The basic fact of this leak bothers me in myriad ways. I’d hate if Crawford feels violated or otherwise embarrassed by an image that neither she nor the photographer intended to make public. I’m also more than a little disappointed that Marie Claire won’t be featuring an empowering (and not pitying) series of un-flawless photographs of Crawford, or of any woman, for that matter.

But leak or not, there is still a part of me loves this photograph. I love it and the visceral reaction it inspired in me.

Now, I’ll be the first to admit that Crawford’s body and appearance in this picture conform to approximately 99% of our cultural beauty norms. She is thin. White. Long-haired and lithe and gorgeous. Nonetheless, the beauty-norm deviations that this photograph does make are significant: especially for people whose bodies also carry the marks of age, parenthood, and unretouched reality.

Crawford’s stomach and thighs are dotted with tiny dimples. These dimples are familiar to me. I have them too, those vestiges of my pregnancies past. At age 46 in this photo, Crawford has parts that sag and hang, even if only marginally so. I also have parts that sag and hang, breasts that need some assistance from a solid bra in order to perk them above elbow-level.

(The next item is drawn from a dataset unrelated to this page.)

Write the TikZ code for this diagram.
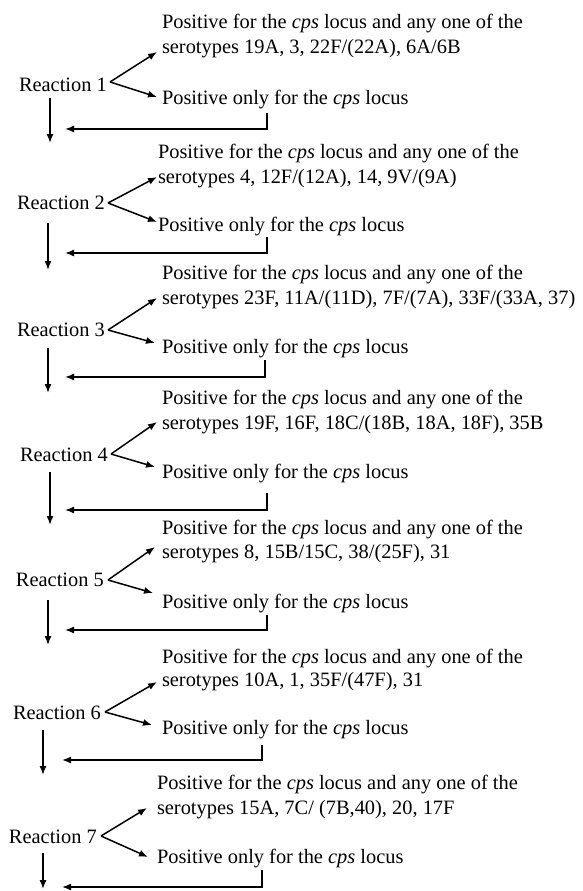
\documentclass[tikz,border=0pt]{standalone}
\usepackage{fontspec}
\setmainfont{Liberation Serif}
\usetikzlibrary{arrows.meta}
\tikzset{
  txt/.style={anchor=base west,inner sep=0pt,outer sep=0pt,font=\fontsize{20.4}{24}\selectfont},
  conn/.style={line width=1.5pt,-{Latex[length=9pt,width=7pt]}},
}
\newcommand{\cps}{\textit{cps}}
\begin{document}
\begin{tikzpicture}[x=1pt,y=-1pt]
\useasboundingbox (0,0) rectangle (583,891);
% ---- Section 1
\node[txt] (a1) at (162,29) {Positive for the \cps{} locus and any one of the};
\node[txt] (b1) at (162,54) {serotypes 19A, 3, 22F/(22A), 6A/6B};
\node[txt] (r1) at (19,91) {Reaction 1};
\node[txt] (p1) at (162,104) {Positive only for the \cps{} locus};
\coordinate (t1) at (110,82); \coordinate (u1) at (157,52); \coordinate (d1) at (157,97);
\coordinate (s1) at (50,98); \coordinate (e1) at (50,143);
\coordinate (k1) at (267,113); \coordinate (h1) at (267,129); \coordinate (g1) at (65,129);
\draw[conn] (t1) -- (u1); \draw[conn] (t1) -- (d1);
\draw[conn] (s1) -- (e1);
\draw[conn] (k1) -- (h1) -- (g1);
% ---- Section 2
\node[txt] (a2) at (158,158) {Positive for the \cps{} locus and any one of the};
\node[txt] (b2) at (158,183) {serotypes 4, 12F/(12A), 14, 9V/(9A)};
\node[txt] (r2) at (17,209) {Reaction 2};
\node[txt] (p2) at (158,231) {Positive only for the \cps{} locus};
\coordinate (t2) at (108,203); \coordinate (u2) at (157,177); \coordinate (d2) at (157,222);
\coordinate (s2) at (48,223); \coordinate (e2) at (48,270);
\coordinate (k2) at (267,237); \coordinate (h2) at (267,253); \coordinate (g2) at (65,253);
\draw[conn] (t2) -- (u2); \draw[conn] (t2) -- (d2);
\draw[conn] (s2) -- (e2);
\draw[conn] (k2) -- (h2) -- (g2);
% ---- Section 3
\node[txt] (a3) at (162,279) {Positive for the \cps{} locus and any one of the};
\node[txt] (b3) at (162,304) {serotypes 23F, 11A/(11D), 7F/(7A), 33F/(33A, 37)};
\node[txt] (r3) at (17,336) {Reaction 3};
\node[txt] (p3) at (162,353) {Positive only for the \cps{} locus};
\coordinate (t3) at (108,330); \coordinate (u3) at (157,298); \coordinate (d3) at (155,343);
\coordinate (s3) at (48,348); \coordinate (e3) at (48,393);
\coordinate (k3) at (265,360); \coordinate (h3) at (265,377); \coordinate (g3) at (65,377);
\draw[conn] (t3) -- (u3); \draw[conn] (t3) -- (d3);
\draw[conn] (s3) -- (e3);
\draw[conn] (k3) -- (h3) -- (g3);
% ---- Section 4
\node[txt] (a4) at (162,404) {Positive for the \cps{} locus and any one of the};
\node[txt] (b4) at (162,429) {serotypes 19F, 16F, 18C/(18B, 18A, 18F), 35B};
\node[txt] (r4) at (20,461) {Reaction 4};
\node[txt] (p4) at (162,478) {Positive only for the \cps{} locus};
\coordinate (t4) at (111,454); \coordinate (u4) at (157,422); \coordinate (d4) at (155,467);
\coordinate (s4) at (50,472); \coordinate (e4) at (50,525);
\coordinate (k4) at (267,493); \coordinate (h4) at (267,510); \coordinate (g4) at (65,510);
\draw[conn] (t4) -- (u4); \draw[conn] (t4) -- (d4);
\draw[conn] (s4) -- (e4);
\draw[conn] (k4) -- (h4) -- (g4);
% ---- Section 5
\node[txt] (a5) at (162,534) {Positive for the \cps{} locus and any one of the};
\node[txt] (b5) at (162,558) {serotypes 8, 15B/15C, 38/(25F), 31};
\node[txt] (r5) at (16,586) {Reaction 5};
\node[txt] (p5) at (162,608) {Positive only for the \cps{} locus};
\coordinate (t5) at (108,580); \coordinate (u5) at (155,547); \coordinate (d5) at (153,593);
\coordinate (s5) at (48,600); \coordinate (e5) at (48,645);
\coordinate (k5) at (267,615); \coordinate (h5) at (267,630); \coordinate (g5) at (65,630);
\draw[conn] (t5) -- (u5); \draw[conn] (t5) -- (d5);
\draw[conn] (s5) -- (e5);
\draw[conn] (k5) -- (h5) -- (g5);
% ---- Section 6
\node[txt] (a6) at (162,663) {Positive for the \cps{} locus and any one of the};
\node[txt] (b6) at (162,686) {serotypes 10A, 1, 35F/(47F), 31};
\node[txt] (r6) at (13,719) {Reaction 6};
\node[txt] (p6) at (162,734) {Positive only for the \cps{} locus};
\coordinate (t6) at (105,712); \coordinate (u6) at (157,682); \coordinate (d6) at (152,725);
\coordinate (s6) at (43,730); \coordinate (e6) at (43,775);
\coordinate (k6) at (262,745); \coordinate (h6) at (262,760); \coordinate (g6) at (62,760);
\draw[conn] (t6) -- (u6); \draw[conn] (t6) -- (d6);
\draw[conn] (s6) -- (e6);
\draw[conn] (k6) -- (h6) -- (g6);
% ---- Section 7
\node[txt] (a7) at (157,789) {Positive for the \cps{} locus and any one of the};
\node[txt] (b7) at (157,814) {serotypes 15A, 7C/ (7B,40), 20, 17F};
\node[txt] (r7) at (9,843) {Reaction 7};
\node[txt] (p7) at (157,863) {Positive only for the \cps{} locus};
\coordinate (t7) at (101,836); \coordinate (u7) at (147,808); \coordinate (d7) at (148,857);
\coordinate (s7) at (43,853); \coordinate (e7) at (43,889);
\coordinate (k7) at (262,870); \coordinate (h7) at (262,887); \coordinate (g7) at (62,887);
\draw[conn] (t7) -- (u7); \draw[conn] (t7) -- (d7);
\draw[conn] (s7) -- (e7);
\draw[conn] (k7) -- (h7) -- (g7);
\end{tikzpicture}
\end{document}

Nevertheless, it’s not simply that Crawford has a few dimples and sags here and there inspires an emotional reaction in me. Her body and appearance are beyond the grasp of most women, myself included. No, what gets me is the magic that happens in the juxtaposition of her amazing, norm-defying beauty with that sexually confident, “I give no shits” look on her face.

What I saw in my initial viewing of this photo was a woman saying, “Yes, I have a dimpled belly, I am a mother, I am aging, I am slowly easing away from our society’s standards for beauty and sexual desirability and I am still a worthy and confident sexual being.”

I saw someone—a beautiful celebrity, I’ll admit—claiming their sexual agency and refusing to be erased or silenced by our culture or by a photo editor’s touch.

This move is different from most “unaltered” photos of celebrities, which tend to skew pathetic (like tabloid “exposés” of stars without makeup) or wistful (like most articles on the “brave” celebrities who agree to be photographed without makeup or retouching). It’s a different type of revelation. A different type of bravery. It’s not the epitome of bravery, but it’s bravery nonetheless. And perhaps most importantly, the image challenges the virgin/whore trope and the erasure of maternal sexuality, all at the same time.

It reflects a badass confidence that I would like to see in myself and my own body image.

Given the truth about this photo’s leak, however, maybe Crawford didn’t feel so confident after all. Maybe her confidence came from the part of her that knew that her dimples and sags would be erased in the final edit. Maybe her confidence isn’t as near-perfect as her body, as she herself has claimed in an interview with Marie Claire.

If that is indeed the case, then even if Cindy Crawford doesn’t have a body just like the rest of us, she’s likely vulnerable just like the rest of us.